By now we’re all familiar with the premise of the Fast and Furious franchise. It started out about an undercover cop infiltrating a car thieves group, and morphed into a Mission Impossible-eque, save the world from global destruction all-out slugfest.
Ever since Fast 5, each new installment has tried to outdo, out-ridiculous the previous one. In this 8th installment, they tried it again, introducing ‘zombie’ car hordes, submarine-jacking, torpedo kicking and even bigger explosives.
All said, the film achieve what it set out to do, which is give its audience a fast paced, non-stop, car and explosive-filled, fun, no-brainer popcorn blockbuster. While entertaining throughout, this certainly was not the best this franchise has seen. The plot to have Vin Diesel turn against his family, while very effective in spiking interest in the trailers, worked against the film in the end. The Fast films have always been more enjoyable with Diesel being the cool, carefree leader of the family, exchanging banter and showing love with everyone. This time they pretty much showed him scowling, sulking and yelling for pretty much the entire film other than the opening and ending, which sucked a lot of the usual fun out of it.

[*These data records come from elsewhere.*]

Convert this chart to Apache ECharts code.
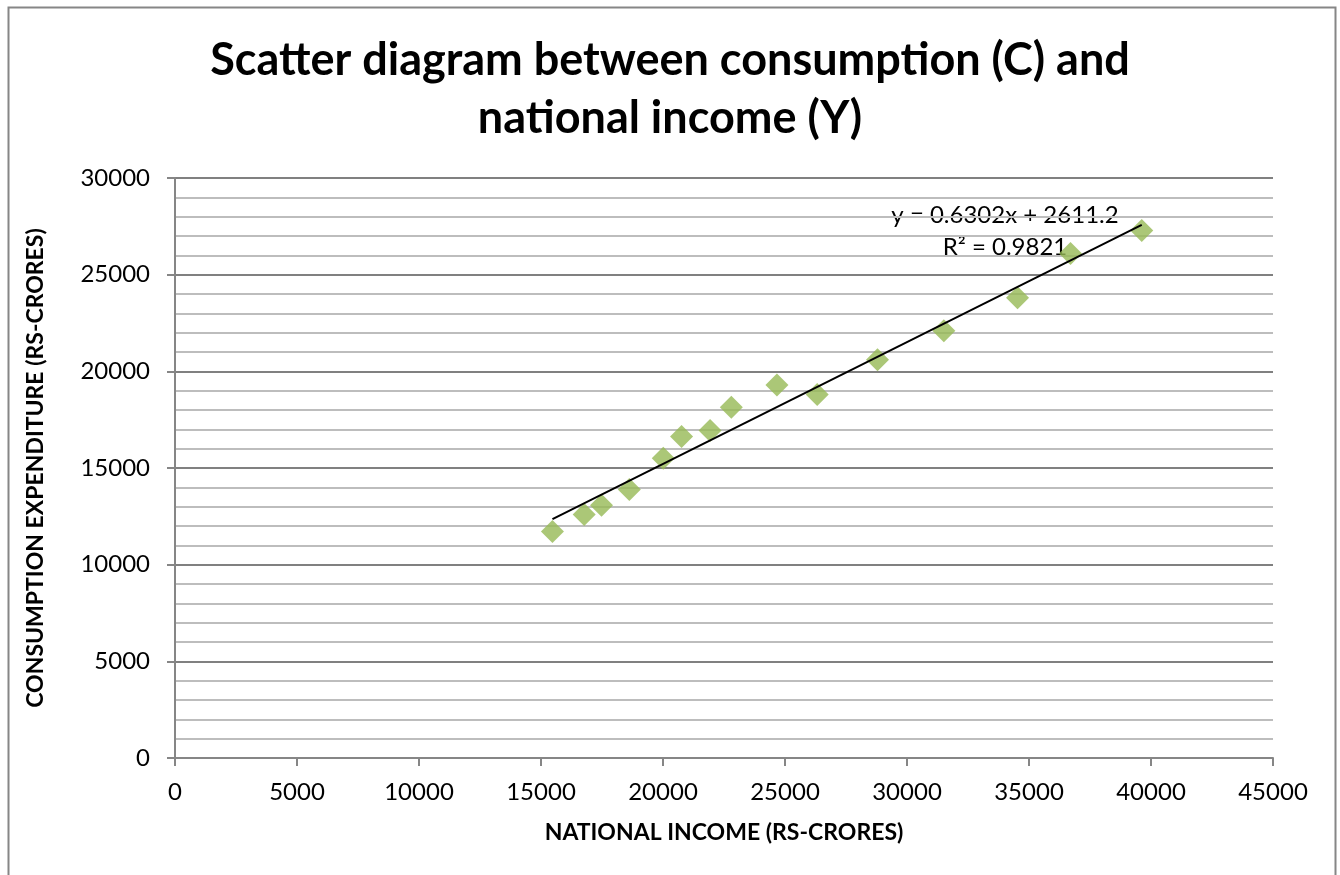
<!DOCTYPE html>
<html>
<head>
<meta charset="utf-8">
<script src="https://cdn.jsdelivr.net/npm/echarts@6/dist/echarts.min.js"></script>
<style>html,body{margin:0;padding:0;background:#fff}#c{width:1340px;height:875px}</style>
</head>
<body>
<div id="c"></div>
<script>
// Data
const nationalIncome = [15470, 16770, 17480, 18620, 20010, 20760, 21930, 22800, 24670, 26320, 28790, 31510, 34530, 36700, 39620];
const consumption   = [11720, 12600, 13070, 13890, 15500, 16630, 16940, 18140, 19290, 18800, 20600, 22100, 23810, 26100, 27290];
const trendSlope = 0.6302;
const trendIntercept = 2611.2;
const trendLabel = ['y = 0.6302x + 2611.2', 'R² = 0.9821'];
const titleText = 'Scatter diagram between consumption (C) and\nnational income (Y)';
const xTitle = 'NATIONAL INCOME (RS-CRORES)';
const yTitle = 'CONSUMPTION EXPENDITURE (RS-CRORES)';

const points = nationalIncome.map((x, i) => [x, consumption[i]]);
const xMin = Math.min(...nationalIncome), xMax = Math.max(...nationalIncome);
const trend = [[xMin, trendSlope * xMin + trendIntercept], [xMax, trendSlope * xMax + trendIntercept]];

const FONT = 'Lato';
const chart = echarts.init(document.getElementById('c'), null, {renderer: 'canvas'});
chart.setOption({
  backgroundColor: '#ffffff',
  animation: false,
  title: {
    text: titleText,
    left: 'center',
    top: 26,
    textStyle: {fontFamily: FONT, fontWeight: 'bold', fontSize: 45, lineHeight: 58, color: '#000'}
  },
  grid: {left: 175, right: 67, top: 178, bottom: 117},
  xAxis: {
    type: 'value', min: 0, max: 45000, interval: 5000,
    name: xTitle, nameLocation: 'middle', nameGap: 63,
    nameTextStyle: {fontFamily: FONT, fontWeight: 'bold', fontSize: 23, color: '#000'},
    axisLine: {show: true, onZero: false, lineStyle: {color: '#868686', width: 2}},
    axisTick: {show: true, inside: false, length: 8, lineStyle: {color: '#868686', width: 2}},
    axisLabel: {margin: 22, fontFamily: FONT, fontSize: 24, color: '#000', formatter: v => String(v)},
    splitLine: {show: false}
  },
  yAxis: {
    type: 'value', min: 0, max: 30000, interval: 5000,
    name: yTitle, nameLocation: 'middle', nameGap: 128, nameRotate: 90,
    nameTextStyle: {fontFamily: FONT, fontWeight: 'bold', fontSize: 23, color: '#000'},
    axisLine: {show: true, onZero: false, lineStyle: {color: '#868686', width: 2}},
    axisTick: {show: true, inside: false, length: 8, lineStyle: {color: '#868686', width: 2}},
    axisLabel: {margin: 25, fontFamily: FONT, fontSize: 24, color: '#000', formatter: v => String(v)},
    splitLine: {show: true, lineStyle: {color: '#808080', width: 2}},
    minorTick: {show: false, splitNumber: 5},
    minorSplitLine: {show: true, lineStyle: {color: '#bdbdbd', width: 2}}
  },
  series: [
    {
      type: 'scatter', data: points, symbol: 'diamond', symbolSize: 23,
      itemStyle: {color: '#96b955'}, z: 3
    },
    {
      type: 'line', data: trend, showSymbol: false, symbol: 'none',
      lineStyle: {color: '#000', width: 2}, z: 4
    }
  ],
  graphic: [
    {type: 'rect', shape: {x: 8.5, y: 7.5, width: 1327, height: 900}, style: {fill: 'none', stroke: '#868686', lineWidth: 2}, silent: true},
    {type: 'text', x: 1005, y: 215, style: {text: trendLabel[0], font: '24px ' + FONT, fill: '#000', align: 'center', verticalAlign: 'middle'}},
    {type: 'text', x: 1005, y: 247, style: {text: trendLabel[1], font: '24px ' + FONT, fill: '#000', align: 'center', verticalAlign: 'middle'}}
  ]
});
</script>
</body>
</html>
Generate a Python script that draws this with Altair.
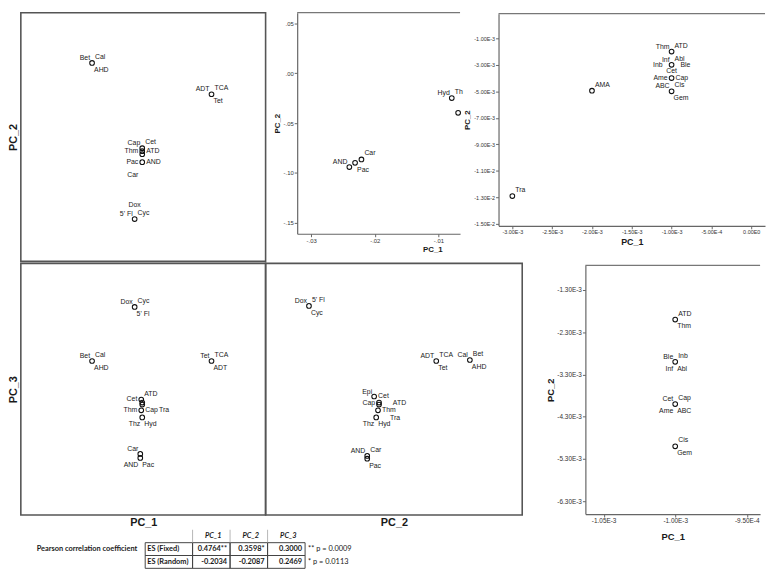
import altair as alt
import pandas as pd

LAB_FONT = "Liberation Sans"
TBL_FONT = "Lato"
INK = "#1a1a1a"
FRAME = "#555555"
AXIS = "#666666"
TOPLINE = "#777777"

# ---------------- matrix cell PC_1 (x) vs PC_2 (y), unitless fractions of the cell
tl_x = [0.291, 0.779, 0.496, 0.496, 0.496, 0.496, 0.465]
tl_y = [0.798, 0.672, 0.455, 0.443, 0.431, 0.399, 0.170]
tl_lab_pt = [0, 0, 0, 1, 1, 1, 2, 2, 3, 3, 5, 5, 5, 6, 6, 6]
tl_lab_txt = ["Bet", "Cal", "AHD", "ADT", "TCA", "Tet", "Cap", "Cet", "Thm", "ATD",
              "Pac", "AND", "Car", "Dox", "5' Fl", "Cyc"]
tl_lab_pos = ["ul", "ur", "lr", "ul", "ur", "lr", "ul", "ur", "l", "r",
              "l", "r", "b", "tt", "ul", "ur"]

# ---------------- matrix cell PC_1 (x) vs PC_3 (y)
bl_x = [0.465, 0.291, 0.779, 0.492, 0.496, 0.496, 0.492, 0.496, 0.488, 0.488]
bl_y = [0.827, 0.612, 0.612, 0.459, 0.447, 0.439, 0.416, 0.388, 0.243, 0.227]
bl_lab_pt = [0, 0, 0, 1, 1, 1, 2, 2, 2, 3, 3, 6, 6, 6, 7, 7, 8, 9, 9]
bl_lab_txt = ["Dox", "Cyc", "5' Fl", "Bet", "Cal", "AHD", "Tet", "TCA", "ADT", "Cet", "ATD",
              "Thm", "Cap", "Tra", "Thz", "Hyd", "Car", "AND", "Pac"]
bl_lab_pos = ["ul", "ur", "lr", "ul", "ur", "lr", "ul", "ur", "lr", "l", "ur",
              "l", "r", "r4", "ll", "lr", "ul", "ll", "lr"]

# ---------------- matrix cell PC_2 (x) vs PC_3 (y)
bm_x = [0.169, 0.665, 0.796, 0.423, 0.442, 0.442, 0.438, 0.431, 0.396, 0.396]
bm_y = [0.831, 0.612, 0.616, 0.471, 0.447, 0.439, 0.416, 0.388, 0.235, 0.224]
bm_lab_pt = [0, 0, 0, 1, 1, 1, 2, 2, 2, 3, 3, 4, 4, 6, 7, 7, 7, 8, 8, 9]
bm_lab_txt = ["Dox", "5' Fl", "Cyc", "ADT", "TCA", "Tet", "Cal", "Bet", "AHD", "Epi", "Cet",
              "Cap", "ATD", "Thm", "Thz", "Hyd", "Tra", "AND", "Car", "Pac"]
bm_lab_pos = ["ul", "ur", "lr", "ul", "ur", "lr", "ul", "ur", "lr", "ul", "r",
              "l", "r2", "r", "ll", "lr", "r2", "ul", "ur", "lr"]

# ---------------- zoom 1 (top middle): PC_1 vs PC_2
tm_pc1 = [-0.0240, -0.0231, -0.0221, -0.0079, -0.0069]
tm_pc2 = [-0.0941, -0.0898, -0.0864, -0.0248, -0.0396]
tm_lab_pt = [0, 1, 2, 3, 3]
tm_lab_txt = ["AND", "Pac", "Car", "Hyd", "Th"]
tm_lab_pos = ["ul", "lr", "ur", "ul", "ur"]
tm_xticks = [-0.03, -0.02, -0.01]
tm_yticks = [0.05, 0.0, -0.05, -0.10, -0.15]

# ---------------- zoom 2 (top right): PC_1 vs PC_2
tr_pc1 = [-3.0e-3, -2.0e-3, -1.0e-3, -1.0e-3, -1.0e-3, -1.0e-3]
tr_pc2 = [-1.29e-2, -4.95e-3, -2.0e-3, -3.0e-3, -4.0e-3, -5.0e-3]
tr_lab_pt = [0, 1, 2, 2, 3, 3, 3, 3, 4, 4, 4, 5, 5, 5]
tr_lab_txt = ["Tra", "AMA", "Thm", "ATD", "Inf", "Abl", "Inb", "Ble", "Cet", "Ame", "Cap",
              "ABC", "Cis", "Gem"]
tr_lab_pos = ["ur", "ur", "ul", "ur", "ul", "ur", "l2", "r3", "t", "l", "r", "ul", "ur", "lr"]
tr_xticks = [-3.0e-3, -2.5e-3, -2.0e-3, -1.5e-3, -1.0e-3, -5.0e-4, 0.0]
tr_yticks = [-1.0e-3, -3.0e-3, -5.0e-3, -7.0e-3, -9.0e-3, -1.1e-2, -1.3e-2, -1.5e-2]

# ---------------- zoom 3 (bottom right): PC_1 vs PC_2
br_pc1 = [-1.0e-3, -1.0e-3, -1.0e-3, -1.0e-3]
br_pc2 = [-2.0e-3, -3.0e-3, -4.0e-3, -5.0e-3]
br_lab_pt = [0, 0, 1, 1, 1, 1, 2, 2, 2, 2, 3, 3]
br_lab_txt = ["ATD", "Thm", "Ble", "Inb", "Inf", "Abl", "Cet", "Cap", "Ame", "ABC", "Cis", "Gem"]
br_lab_pos = ["ur", "lr", "ul", "ur", "ll", "lr", "ul", "ur", "ll", "lr", "ur", "lr"]
br_xticks = [-1.05e-3, -1.0e-3, -9.5e-4]
br_yticks = [-1.3e-3, -2.3e-3, -3.3e-3, -4.3e-3, -5.3e-3, -6.3e-3]

# ---------------- table
tbl_caption = "Pearson correlation coefficient"
tbl_cols = ["PC_1", "PC_2", "PC_3"]
tbl_rows = ["ES (Fixed)", "ES (Random)"]
tbl_fixed = ["0.4764**", "0.3598*", "0.3000"]
tbl_random = ["-0.2034", "-0.2087", "0.2469"]
tbl_notes = ["** p = 0.0009", "* p = 0.0113"]

# label placement styles (relative to the point)
POS = {
    "ul": dict(align="right", baseline="bottom", dx=-2, dy=-2),
    "ur": dict(align="left", baseline="bottom", dx=3, dy=-3),
    "ll": dict(align="right", baseline="top", dx=-2, dy=3),
    "lr": dict(align="left", baseline="top", dx=2, dy=3),
    "l": dict(align="right", baseline="middle", dx=-4, dy=0),
    "r": dict(align="left", baseline="middle", dx=4, dy=0),
    "l2": dict(align="right", baseline="middle", dx=-9, dy=0),
    "r2": dict(align="left", baseline="middle", dx=14, dy=1),
    "r3": dict(align="left", baseline="middle", dx=9, dy=0),
    "r4": dict(align="left", baseline="middle", dx=18, dy=0),
    "t": dict(align="center", baseline="bottom", dx=0, dy=-4),
    "tt": dict(align="center", baseline="bottom", dx=0, dy=-11),
    "b": dict(align="right", baseline="top", dx=-4, dy=9),
}

EXPR_DEC = "replace(replace(format(datum.value, '.2f'), '0.', '.'), '\u2212', '-')"
EXPR_SCI = "replace(replace(upper(format(datum.value, '.2e')), '+', ''), '\u2212', '-')"


def title_axis(title, offset):
    return alt.Axis(title=title, domain=False, ticks=False, labels=False, grid=False,
                    offset=offset, titleFontSize=11, titleFont=LAB_FONT,
                    titleFontWeight="bold", titleColor=INK, titlePadding=2)


def num_axis(title, values, expr, offset, lsize, tsize, tpad=2, **kw):
    return alt.Axis(title=title, values=values, labelExpr=expr, offset=offset, grid=False,
                    domainColor=AXIS, domainWidth=1.2, tickColor=AXIS, tickSize=3,
                    tickWidth=1, labelFontSize=lsize, labelFont=LAB_FONT, labelColor="#333",
                    labelPadding=1, titleFontSize=tsize, titleFont=LAB_FONT,
                    titleFontWeight="bold", titleColor=INK, titlePadding=tpad,
                    labelOverlap=False, labelFlush=False, **kw)


def panel(px, py, lab_pt, lab_txt, lab_pos, xd, yd, xr, yr, w, h, xaxis, yaxis, box=True):
    xs = alt.Scale(domain=xd, range=xr, nice=False, zero=False)
    ys = alt.Scale(domain=yd, range=yr, nice=False, zero=False)
    pts = pd.DataFrame({"x": px, "y": py})
    labs = pd.DataFrame({"x": [px[i] for i in lab_pt], "y": [py[i] for i in lab_pt],
                         "t": lab_txt, "p": lab_pos})
    one = pd.DataFrame({"k": [0]})
    layers = []
    if box:
        layers.append(alt.Chart(one).mark_rect(fillOpacity=0, stroke=FRAME, strokeWidth=1.6).encode(
            x=alt.XDatum(xd[0], scale=xs, axis=xaxis), x2=alt.X2Datum(xd[1]),
            y=alt.YDatum(yd[0], scale=ys, axis=yaxis), y2=alt.Y2Datum(yd[1])))
    else:
        layers.append(alt.Chart(one).mark_rule(color=TOPLINE, strokeWidth=1.2).encode(
            x=alt.XDatum(xd[0], scale=xs, axis=xaxis), x2=alt.X2Datum(xd[1]),
            y=alt.YDatum(yd[1], scale=ys, axis=yaxis)))
    layers.append(alt.Chart(pts).mark_point(shape="circle", filled=False, color="#111",
                                            strokeWidth=1.1, size=22, opacity=1).encode(
        x=alt.X("x:Q", scale=xs, axis=xaxis), y=alt.Y("y:Q", scale=ys, axis=yaxis)))
    for code in dict.fromkeys(lab_pos):
        sub = labs[labs["p"] == code]
        layers.append(alt.Chart(sub).mark_text(fontSize=7, font=LAB_FONT, color=INK,
                                               **POS[code]).encode(
            x=alt.X("x:Q", scale=xs, axis=xaxis), y=alt.Y("y:Q", scale=ys, axis=yaxis),
            text="t:N"))
    return alt.layer(*layers).properties(width=w, height=h)


# grid cells: columns 260 / 236 / 270 px, rows 254 / 270 / 39 px
TL = panel(tl_x, tl_y, tl_lab_pt, tl_lab_txt, tl_lab_pos, [0, 1], [0, 1], [12, 260], [252, 0],
           260, 254, None, title_axis("PC_2", -12))
TM = panel(tm_pc1, tm_pc2, tm_lab_pt, tm_lab_txt, tm_lab_pos, [-0.0322, -0.0066], [-0.161, 0.0609],
           [32, 197], [224, 0], 236, 254,
           num_axis("PC_1", tm_xticks, EXPR_DEC, -30, 6, 8, titleX=169),
           num_axis("PC_2", tm_yticks, EXPR_DEC, -32, 6, 8), box=False)
TR = panel(tr_pc1, tr_pc2, tr_lab_pt, tr_lab_txt, tr_lab_pos, [-3.1736e-3, 0.1736e-3],
           [-0.01515, 0.000862], [0, 270], [216, 1], 270, 254,
           num_axis("PC_1", tr_xticks, EXPR_SCI, -38, 5.5, 9),
           num_axis("PC_2", tr_yticks, EXPR_SCI, 0, 5.5, 8), box=False)
BL = panel(bl_x, bl_y, bl_lab_pt, bl_lab_txt, bl_lab_pos, [0, 1], [0, 1], [12, 260], [255, 0],
           260, 270, title_axis("PC_1", -15), title_axis("PC_3", -12))
BM = panel(bm_x, bm_y, bm_lab_pt, bm_lab_txt, bm_lab_pos, [0, 1], [0, 1], [0, 260], [255, 0],
           236, 270, title_axis("PC_2", -15), None)
BR = panel(br_pc1, br_pc2, br_lab_pt, br_lab_txt, br_lab_pos, [-1.06276e-3, -0.94069e-3],
           [-6.604e-3, -0.716e-3], [88, 265], [254, 2], 270, 270,
           num_axis("PC_1", br_xticks, EXPR_SCI, -16, 6.5, 9.5, tpad=7),
           num_axis("PC_2", br_yticks, EXPR_SCI, -88, 6.5, 9.5, tpad=1), box=False)

# ---------------- table (one layered chart, each column block with its own band scale)
HDR = " "
H_T = 39
ysc = alt.Scale(domain=[HDR] + tbl_rows, paddingInner=0, paddingOuter=0)


def band(dom, rng):
    return alt.Scale(domain=dom, range=rng, paddingInner=0, paddingOuter=0)


TXT = dict(baseline="middle", font=TBL_FONT, fontSize=7.5, color=INK)

cap_df = pd.DataFrame({"c": ["cap"], "r": [tbl_rows[0]], "t": [tbl_caption]})
cap = alt.Chart(cap_df).mark_text(align="right", dx=61, fontWeight="bold", **TXT).encode(
    x=alt.X("c:N", axis=None, scale=band(["cap"], [0, 138])),
    y=alt.Y("r:N", axis=None, scale=ysc), text="t:N")

lab_df = pd.DataFrame({"c": ["lab", "lab"], "r": tbl_rows})
lab_rect = alt.Chart(lab_df).mark_rect(fillOpacity=0, stroke="#444", strokeWidth=1).encode(
    x=alt.X("c:N", axis=None, scale=band(["lab"], [138, 186])),
    y=alt.Y("r:N", axis=None, scale=ysc))
lab_txt = alt.Chart(lab_df).mark_text(align="left", dx=-22, fontWeight="bold", **TXT).encode(
    x=alt.X("c:N", axis=None, scale=band(["lab"], [138, 186])),
    y=alt.Y("r:N", axis=None, scale=ysc), text="r:N")

val_df = pd.DataFrame({"c": tbl_cols + tbl_cols,
                       "r": [tbl_rows[0]] * 3 + [tbl_rows[1]] * 3,
                       "v": tbl_fixed + tbl_random})
hdr_df = pd.DataFrame({"c": tbl_cols, "r": [HDR] * 3})
v_rect = alt.Chart(val_df).mark_rect(fillOpacity=0, stroke="#444", strokeWidth=1).encode(
    x=alt.X("c:N", axis=None, scale=band(tbl_cols, [186, 300])),
    y=alt.Y("r:N", axis=None, scale=ysc))
v_txt = alt.Chart(val_df).mark_text(align="right", dx=16, fontWeight="bold", **TXT).encode(
    x=alt.X("c:N", axis=None, scale=band(tbl_cols, [186, 300])),
    y=alt.Y("r:N", axis=None, scale=ysc), text="v:N")
h_txt = alt.Chart(hdr_df).mark_text(align="center", dx=2, fontWeight="bold", fontStyle="italic",
                                    **TXT).encode(
    x=alt.X("c:N", axis=None, scale=band(tbl_cols, [186, 300])),
    y=alt.Y("r:N", axis=None, scale=ysc), text="c:N")
# header separators: same columns, scale shifted by half a column so ticks sit on cell edges
h_sep = alt.Chart(hdr_df).mark_tick(orient="vertical", color="#999", thickness=1, size=13).encode(
    x=alt.X("c:N", axis=None, scale=band(tbl_cols, [167, 281])),
    y=alt.Y("r:N", axis=None, scale=ysc))

note_df = pd.DataFrame({"c": ["n", "n"], "r": tbl_rows, "t": tbl_notes})
notes = alt.Chart(note_df).mark_text(align="left", dx=-27, **TXT).encode(
    x=alt.X("c:N", axis=None, scale=band(["n"], [300, 360])),
    y=alt.Y("r:N", axis=None, scale=ysc), text="t:N")

TABLE = alt.layer(cap, lab_rect, lab_txt, v_rect, h_sep, h_txt, v_txt, notes).resolve_scale(
    x="independent").properties(width=260, height=H_T)

chart = alt.concat(TL, TM, TR, BL, BM, BR, TABLE, columns=3, spacing=0, bounds="flush",
                   align="each").properties(padding=0, background="white").configure_view(stroke=None)

chart.save("out.html", embed_options={"renderer": "svg", "actions": False})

The new cyber villain Cipher, played by Charlize Theron, she who portrayed the iconic Furiosa in Mad Max Fury Road, fell way short of expectations. Cipher spent most of the film in the control deck of an aircraft in an unknown location, distant from the scene of action, dishing out simpleton instructions like ‘hack all of them’ to nameless henchmen or making threats that lacked urgency to Vin Diesel. There was definitely a missed opportunity here to create one of the more special villains in the franchise by featuring Theron in a more Furiosa-type female action role, by throwing her into the middle of the action sequences, be it a car chase, a fight scene or the all out war zone in the end. In the end it was a waste of Theron’s talent in a role they could have cast any second tier Hollywood actress in.
The dwindling crew was another problem that immediately stood out in this edition. With Gal Gadot off to play Wonder Woman, Han killed off, and Brian and Mia written off due to the untimely death of Paul Walker, the ‘family’ just didn’t feel the same. New recruits Scott Eastwood and Natalie Emmanuel (Ramsey) were decent but never stood a chance if the intention was to replace their predecessors.
The banter between Tyrese and Ludacris was the main comedic element of the film as usual, and the transformation of Jason Statham from all-out bad guy to a Jackie Chan-type martial artist/babysitter added a new humorous twist to the film. So the old guys pretty much still delivered. Maybe with the exception of The Rock, whose act of ‘I’m The Rock, rubber bullets just bounce off my chest’ is getting rather old. We’ve seen The Rock move on to much more computed, advanced roles in other films, so the constant reversion back to his WWE wrestling superhero style character in the movie was rather annoying, though he did have a couple funny lines and moments, especially in his exchanges with Statham.
All in all, there still were enough crazy sequences and funny exchanges in the movie to make it enjoyable for all. For the type of film it set out to be, it was a reasonable success, though it could have been that much better if a few parts were done right.
VERDICT: Grab your popcorn and Coke, much and laugh away to an enjoyable Sunday afternoon.